• [JOB] Check each line of the data below for the word "this", then extract the ones that have it.

• [THE DATA]
-- START --

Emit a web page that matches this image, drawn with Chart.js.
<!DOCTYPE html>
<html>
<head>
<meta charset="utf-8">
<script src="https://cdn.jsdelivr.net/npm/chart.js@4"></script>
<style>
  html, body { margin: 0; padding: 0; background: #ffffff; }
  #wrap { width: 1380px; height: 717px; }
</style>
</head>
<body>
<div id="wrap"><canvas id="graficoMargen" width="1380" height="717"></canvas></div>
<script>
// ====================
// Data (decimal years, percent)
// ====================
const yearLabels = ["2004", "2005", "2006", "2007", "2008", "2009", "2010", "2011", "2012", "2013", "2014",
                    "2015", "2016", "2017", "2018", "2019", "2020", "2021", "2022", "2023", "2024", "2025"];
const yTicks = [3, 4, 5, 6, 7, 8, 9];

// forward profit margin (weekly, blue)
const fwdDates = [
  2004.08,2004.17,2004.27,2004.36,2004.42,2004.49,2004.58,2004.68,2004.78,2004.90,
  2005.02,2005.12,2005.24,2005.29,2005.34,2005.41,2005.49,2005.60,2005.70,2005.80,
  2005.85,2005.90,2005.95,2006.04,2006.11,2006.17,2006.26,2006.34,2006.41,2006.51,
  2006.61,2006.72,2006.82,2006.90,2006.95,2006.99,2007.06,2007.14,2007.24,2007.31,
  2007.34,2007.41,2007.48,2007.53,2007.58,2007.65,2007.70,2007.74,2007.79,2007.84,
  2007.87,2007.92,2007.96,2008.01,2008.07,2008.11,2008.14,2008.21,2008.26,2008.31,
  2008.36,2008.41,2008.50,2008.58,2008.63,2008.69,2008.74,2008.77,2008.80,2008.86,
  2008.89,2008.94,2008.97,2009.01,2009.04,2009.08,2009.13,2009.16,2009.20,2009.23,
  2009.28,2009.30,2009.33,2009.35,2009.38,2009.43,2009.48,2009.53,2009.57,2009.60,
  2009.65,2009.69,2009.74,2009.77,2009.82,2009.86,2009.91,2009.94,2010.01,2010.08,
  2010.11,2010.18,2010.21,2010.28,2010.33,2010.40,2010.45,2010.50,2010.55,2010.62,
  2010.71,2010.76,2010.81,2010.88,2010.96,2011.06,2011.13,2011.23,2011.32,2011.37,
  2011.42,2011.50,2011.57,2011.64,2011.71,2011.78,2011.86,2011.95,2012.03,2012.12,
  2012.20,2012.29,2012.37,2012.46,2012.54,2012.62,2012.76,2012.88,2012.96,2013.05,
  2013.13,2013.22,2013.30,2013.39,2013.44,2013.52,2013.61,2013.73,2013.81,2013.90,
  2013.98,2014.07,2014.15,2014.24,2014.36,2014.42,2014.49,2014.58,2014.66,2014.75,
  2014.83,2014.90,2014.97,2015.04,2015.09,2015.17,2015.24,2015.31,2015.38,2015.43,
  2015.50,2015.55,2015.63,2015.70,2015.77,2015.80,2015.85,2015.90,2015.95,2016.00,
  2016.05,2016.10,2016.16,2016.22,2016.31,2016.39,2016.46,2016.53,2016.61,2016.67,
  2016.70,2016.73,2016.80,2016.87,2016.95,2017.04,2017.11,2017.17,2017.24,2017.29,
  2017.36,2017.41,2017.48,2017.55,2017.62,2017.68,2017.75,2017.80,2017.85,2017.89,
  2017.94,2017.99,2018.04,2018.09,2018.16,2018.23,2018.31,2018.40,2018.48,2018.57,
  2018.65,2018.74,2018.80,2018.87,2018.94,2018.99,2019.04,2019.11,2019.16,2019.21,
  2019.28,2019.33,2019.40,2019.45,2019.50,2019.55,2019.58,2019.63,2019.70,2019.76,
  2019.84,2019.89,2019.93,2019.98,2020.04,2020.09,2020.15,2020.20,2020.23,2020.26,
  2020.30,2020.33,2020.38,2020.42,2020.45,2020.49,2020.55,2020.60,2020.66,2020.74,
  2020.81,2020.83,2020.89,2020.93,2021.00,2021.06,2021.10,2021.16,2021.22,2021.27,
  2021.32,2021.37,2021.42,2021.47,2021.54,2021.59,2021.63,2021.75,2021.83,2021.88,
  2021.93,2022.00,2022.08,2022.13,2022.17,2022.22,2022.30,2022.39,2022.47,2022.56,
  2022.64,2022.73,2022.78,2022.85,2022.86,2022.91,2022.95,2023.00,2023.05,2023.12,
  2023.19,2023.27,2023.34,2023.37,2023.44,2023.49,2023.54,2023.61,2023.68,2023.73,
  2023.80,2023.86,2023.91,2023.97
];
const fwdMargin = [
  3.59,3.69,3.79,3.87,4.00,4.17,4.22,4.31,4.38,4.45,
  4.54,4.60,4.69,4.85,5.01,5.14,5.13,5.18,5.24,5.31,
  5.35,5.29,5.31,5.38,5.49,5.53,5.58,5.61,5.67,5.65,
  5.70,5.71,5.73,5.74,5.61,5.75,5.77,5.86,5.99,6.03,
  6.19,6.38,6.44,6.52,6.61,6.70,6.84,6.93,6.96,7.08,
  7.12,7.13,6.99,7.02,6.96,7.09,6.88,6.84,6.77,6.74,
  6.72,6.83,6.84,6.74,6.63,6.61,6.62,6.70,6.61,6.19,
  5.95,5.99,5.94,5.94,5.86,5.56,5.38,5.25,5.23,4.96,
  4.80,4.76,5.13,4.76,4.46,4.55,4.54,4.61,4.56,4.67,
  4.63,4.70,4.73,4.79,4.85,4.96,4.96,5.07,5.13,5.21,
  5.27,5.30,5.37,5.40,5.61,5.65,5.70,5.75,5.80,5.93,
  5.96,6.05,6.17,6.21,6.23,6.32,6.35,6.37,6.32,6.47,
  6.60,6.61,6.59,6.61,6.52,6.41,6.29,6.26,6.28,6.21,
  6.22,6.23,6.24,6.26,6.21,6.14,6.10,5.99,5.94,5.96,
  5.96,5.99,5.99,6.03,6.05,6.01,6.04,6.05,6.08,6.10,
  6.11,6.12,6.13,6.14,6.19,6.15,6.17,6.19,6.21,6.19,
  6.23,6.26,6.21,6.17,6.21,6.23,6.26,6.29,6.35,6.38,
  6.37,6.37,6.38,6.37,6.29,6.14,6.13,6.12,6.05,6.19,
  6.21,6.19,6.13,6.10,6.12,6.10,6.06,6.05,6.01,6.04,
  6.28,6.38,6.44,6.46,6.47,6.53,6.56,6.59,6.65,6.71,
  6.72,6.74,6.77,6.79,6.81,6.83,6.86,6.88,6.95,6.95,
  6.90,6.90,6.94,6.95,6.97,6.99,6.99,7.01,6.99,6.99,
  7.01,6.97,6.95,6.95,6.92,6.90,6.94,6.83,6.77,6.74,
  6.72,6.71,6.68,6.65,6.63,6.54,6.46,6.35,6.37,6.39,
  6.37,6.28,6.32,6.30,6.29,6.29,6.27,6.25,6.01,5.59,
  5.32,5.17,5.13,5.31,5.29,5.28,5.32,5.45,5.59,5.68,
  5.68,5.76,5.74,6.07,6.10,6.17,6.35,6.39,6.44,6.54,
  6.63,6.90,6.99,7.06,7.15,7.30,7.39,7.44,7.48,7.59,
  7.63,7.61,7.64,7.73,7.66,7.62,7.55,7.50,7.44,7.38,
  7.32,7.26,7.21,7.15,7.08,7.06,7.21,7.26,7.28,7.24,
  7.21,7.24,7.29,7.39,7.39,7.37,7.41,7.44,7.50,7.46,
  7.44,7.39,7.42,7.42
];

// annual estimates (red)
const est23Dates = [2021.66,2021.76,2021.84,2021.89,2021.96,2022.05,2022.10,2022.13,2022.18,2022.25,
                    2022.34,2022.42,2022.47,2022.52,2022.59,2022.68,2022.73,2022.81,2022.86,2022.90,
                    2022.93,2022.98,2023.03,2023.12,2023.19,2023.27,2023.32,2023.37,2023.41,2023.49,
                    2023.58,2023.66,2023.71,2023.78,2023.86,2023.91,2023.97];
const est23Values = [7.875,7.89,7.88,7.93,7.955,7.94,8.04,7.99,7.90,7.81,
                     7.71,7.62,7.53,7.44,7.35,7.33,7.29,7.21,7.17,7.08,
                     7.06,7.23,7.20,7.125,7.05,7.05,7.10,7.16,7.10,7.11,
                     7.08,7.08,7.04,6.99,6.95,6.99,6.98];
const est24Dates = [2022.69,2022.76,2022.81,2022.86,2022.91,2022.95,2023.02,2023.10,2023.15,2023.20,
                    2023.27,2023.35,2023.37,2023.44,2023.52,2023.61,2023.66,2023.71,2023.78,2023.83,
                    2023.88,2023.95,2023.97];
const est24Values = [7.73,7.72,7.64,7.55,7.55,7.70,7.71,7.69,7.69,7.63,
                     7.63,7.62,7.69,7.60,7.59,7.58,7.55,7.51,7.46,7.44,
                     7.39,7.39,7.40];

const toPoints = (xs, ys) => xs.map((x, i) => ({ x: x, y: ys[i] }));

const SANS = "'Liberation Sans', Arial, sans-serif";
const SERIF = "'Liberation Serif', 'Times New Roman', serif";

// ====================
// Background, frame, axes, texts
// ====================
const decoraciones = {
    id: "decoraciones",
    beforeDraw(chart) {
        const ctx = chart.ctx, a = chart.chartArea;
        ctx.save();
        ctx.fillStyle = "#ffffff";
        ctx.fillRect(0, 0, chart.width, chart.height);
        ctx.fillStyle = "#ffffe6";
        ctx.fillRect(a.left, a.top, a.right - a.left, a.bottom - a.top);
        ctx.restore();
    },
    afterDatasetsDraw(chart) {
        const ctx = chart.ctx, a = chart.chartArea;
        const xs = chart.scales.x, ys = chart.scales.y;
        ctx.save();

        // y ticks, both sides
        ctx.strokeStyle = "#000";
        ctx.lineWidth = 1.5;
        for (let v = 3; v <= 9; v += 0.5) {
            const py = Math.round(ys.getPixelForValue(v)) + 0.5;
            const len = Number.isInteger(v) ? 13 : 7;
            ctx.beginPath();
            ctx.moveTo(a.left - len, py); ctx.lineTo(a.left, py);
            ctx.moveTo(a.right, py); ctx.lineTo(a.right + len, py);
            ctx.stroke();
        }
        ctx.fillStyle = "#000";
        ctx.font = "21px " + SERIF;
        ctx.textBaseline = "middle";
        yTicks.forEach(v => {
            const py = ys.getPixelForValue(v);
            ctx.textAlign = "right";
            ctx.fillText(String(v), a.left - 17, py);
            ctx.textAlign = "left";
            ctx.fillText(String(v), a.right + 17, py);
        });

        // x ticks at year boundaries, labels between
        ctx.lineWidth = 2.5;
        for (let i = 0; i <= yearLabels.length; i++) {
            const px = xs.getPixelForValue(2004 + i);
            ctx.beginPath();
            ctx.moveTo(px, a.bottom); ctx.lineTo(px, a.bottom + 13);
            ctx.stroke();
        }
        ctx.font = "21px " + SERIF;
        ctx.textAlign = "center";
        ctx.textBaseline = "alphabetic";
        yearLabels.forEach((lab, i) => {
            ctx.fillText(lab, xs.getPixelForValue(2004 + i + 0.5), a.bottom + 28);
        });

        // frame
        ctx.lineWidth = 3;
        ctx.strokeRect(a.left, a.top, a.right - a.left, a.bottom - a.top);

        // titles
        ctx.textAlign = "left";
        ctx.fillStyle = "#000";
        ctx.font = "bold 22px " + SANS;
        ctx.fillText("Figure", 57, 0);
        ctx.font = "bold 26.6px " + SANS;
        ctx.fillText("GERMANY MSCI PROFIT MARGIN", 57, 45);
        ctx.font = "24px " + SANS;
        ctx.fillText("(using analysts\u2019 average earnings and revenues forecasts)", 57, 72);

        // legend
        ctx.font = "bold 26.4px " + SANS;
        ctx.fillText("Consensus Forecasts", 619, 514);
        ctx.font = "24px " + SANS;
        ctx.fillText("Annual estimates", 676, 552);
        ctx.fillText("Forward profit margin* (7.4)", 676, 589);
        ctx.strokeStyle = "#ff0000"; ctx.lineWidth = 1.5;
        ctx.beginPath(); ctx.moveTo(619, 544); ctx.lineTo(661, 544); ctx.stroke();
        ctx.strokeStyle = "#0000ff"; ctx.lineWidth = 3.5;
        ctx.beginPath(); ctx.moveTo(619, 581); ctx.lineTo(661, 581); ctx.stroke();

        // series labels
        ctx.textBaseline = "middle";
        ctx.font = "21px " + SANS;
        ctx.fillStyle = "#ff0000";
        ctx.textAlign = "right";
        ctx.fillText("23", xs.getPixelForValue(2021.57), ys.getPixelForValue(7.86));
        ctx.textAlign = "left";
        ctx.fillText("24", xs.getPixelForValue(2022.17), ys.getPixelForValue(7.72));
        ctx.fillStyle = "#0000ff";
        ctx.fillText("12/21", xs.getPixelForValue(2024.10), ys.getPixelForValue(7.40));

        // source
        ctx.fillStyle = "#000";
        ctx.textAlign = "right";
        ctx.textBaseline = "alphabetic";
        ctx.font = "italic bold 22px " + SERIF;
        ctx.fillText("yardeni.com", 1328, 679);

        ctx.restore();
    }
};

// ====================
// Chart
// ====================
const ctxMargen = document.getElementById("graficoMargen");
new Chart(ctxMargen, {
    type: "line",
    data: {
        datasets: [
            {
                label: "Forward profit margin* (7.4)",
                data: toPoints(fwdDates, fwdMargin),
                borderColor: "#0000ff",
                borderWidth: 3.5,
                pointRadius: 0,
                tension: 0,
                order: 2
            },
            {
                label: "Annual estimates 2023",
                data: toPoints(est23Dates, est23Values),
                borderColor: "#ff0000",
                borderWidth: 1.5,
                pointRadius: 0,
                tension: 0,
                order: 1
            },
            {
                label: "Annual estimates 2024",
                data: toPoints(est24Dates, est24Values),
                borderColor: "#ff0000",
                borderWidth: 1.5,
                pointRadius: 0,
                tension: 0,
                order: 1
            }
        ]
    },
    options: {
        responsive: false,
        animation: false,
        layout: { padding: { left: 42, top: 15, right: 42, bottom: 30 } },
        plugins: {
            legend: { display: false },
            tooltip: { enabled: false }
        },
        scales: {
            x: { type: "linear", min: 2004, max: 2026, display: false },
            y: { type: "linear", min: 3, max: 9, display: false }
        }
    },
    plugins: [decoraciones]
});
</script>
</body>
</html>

-- END --
-- START --

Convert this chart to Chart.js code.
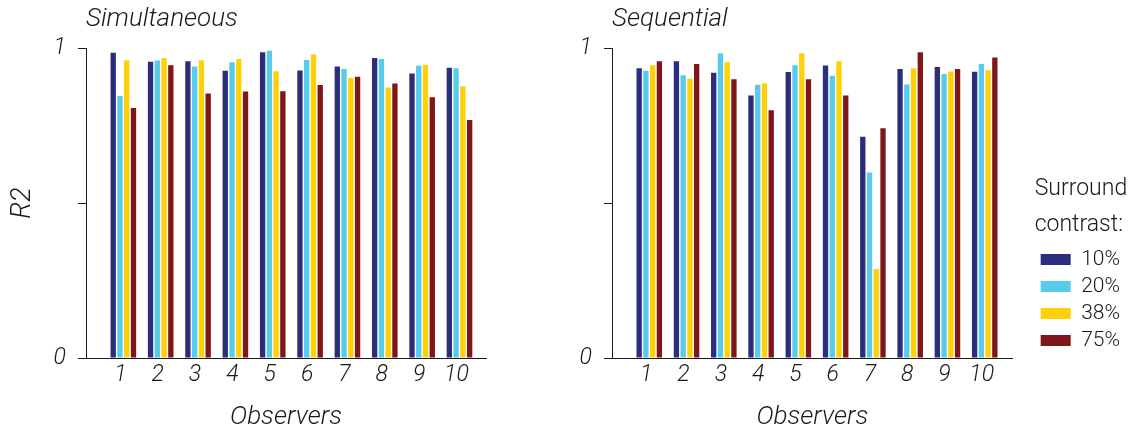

-- END --
-- START --

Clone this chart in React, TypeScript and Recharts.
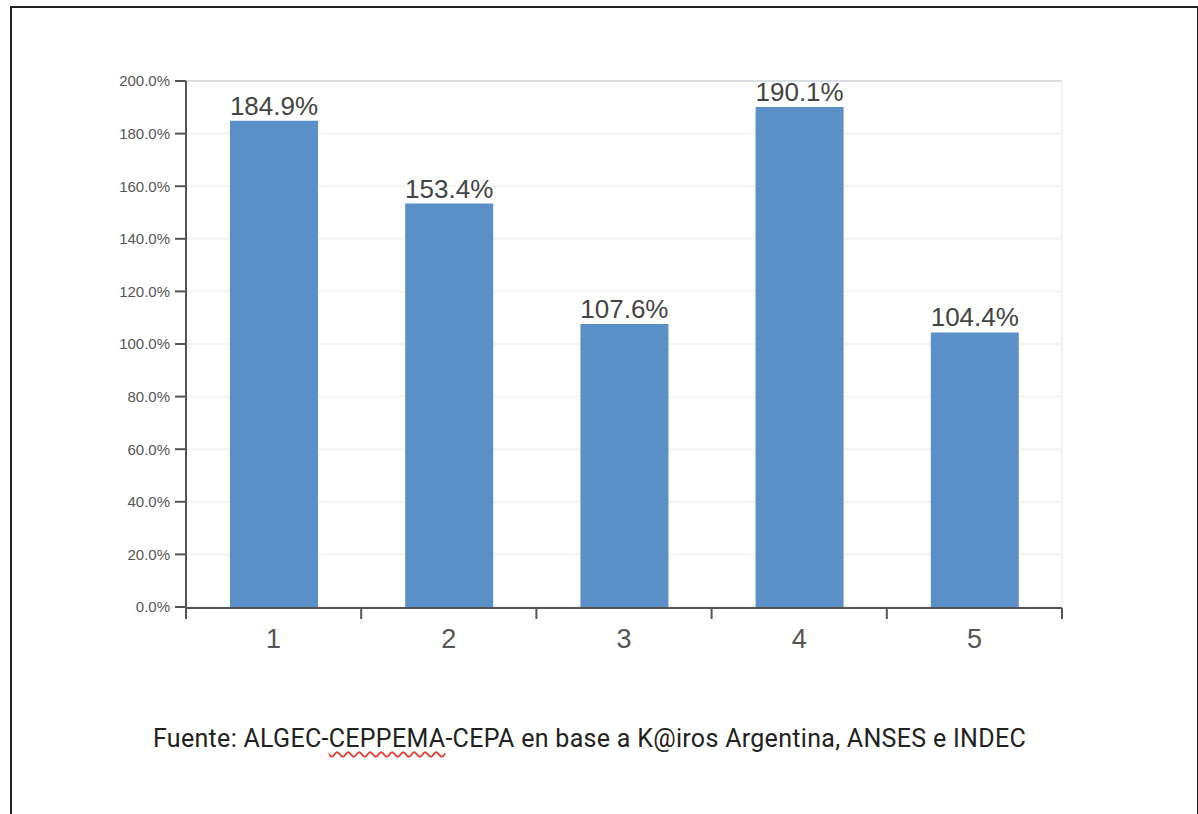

-- END --

• [WORKED ANSWER]
Emit a web page that matches this image, drawn with Chart.js.
Convert this chart to Chart.js code.
Clone this chart in React, TypeScript and Recharts.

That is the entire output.